Insurance firm Bradford & Bingley (B&B) has warned that its annual profits could be hit by endowment mortgage policy payouts.
The buy-to-let specialist, forecasting its half-year results today, warned that profits would be dampened but nevertheless predicted it was on-track for a six per cent profit growth.
B&B said its profits would be helped by sustained high levels of mortgage lending, comparable to those occurring in the second half of 2005 when £4.7 billion was lent on the property market.
"New business volumes have continued to be very healthy and the credit quality of our fully secured lending book remains sound and within our expectations," said group chief executive Steven Crawshaw.
"We have a strong pipeline and believe our specialist markets will continue to grow well in the second half of the year."
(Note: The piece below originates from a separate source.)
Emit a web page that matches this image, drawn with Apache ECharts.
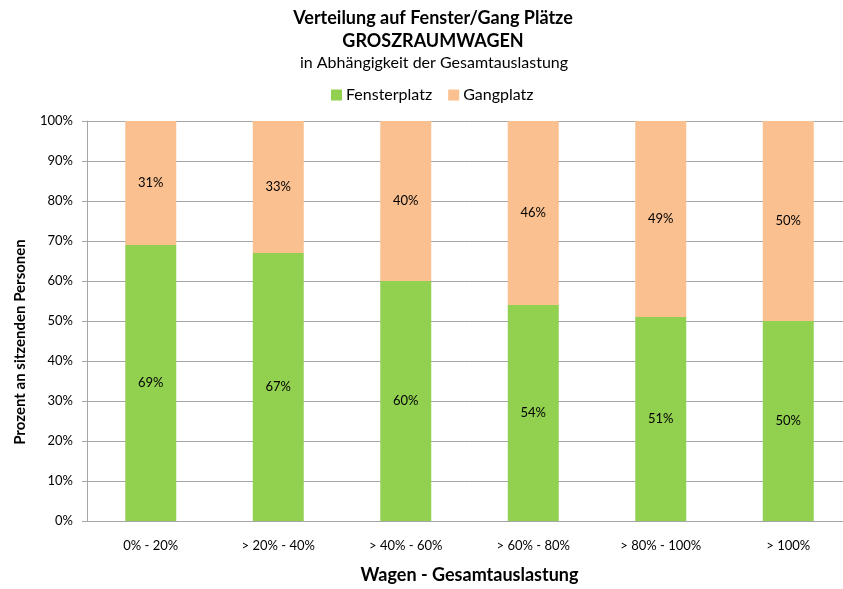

Despite Mr Crawshaw's optimism B&B's statement also refers to a threat on the horizon in the form of higher than average endowment payouts.
Endowment mortgages are used in conjunction with interest-only mortgages to allow homebuyers to save the capital over their mortgage term. Insurance firms like B&B, which provides nearly a quarter of loans for landlords, offer policies protecting against market downturns to save customers from worrying about a potential devaluation of their property's price.
"The volume of claims for compensation related to endowment and investment products has increased markedly, reversing the downward trend established in the second half of 2005," the B&B statement said.
"At this stage, it is not clear whether the recent increase in claims is temporary and reflects only an acceleration of future claims or whether this is a new trend."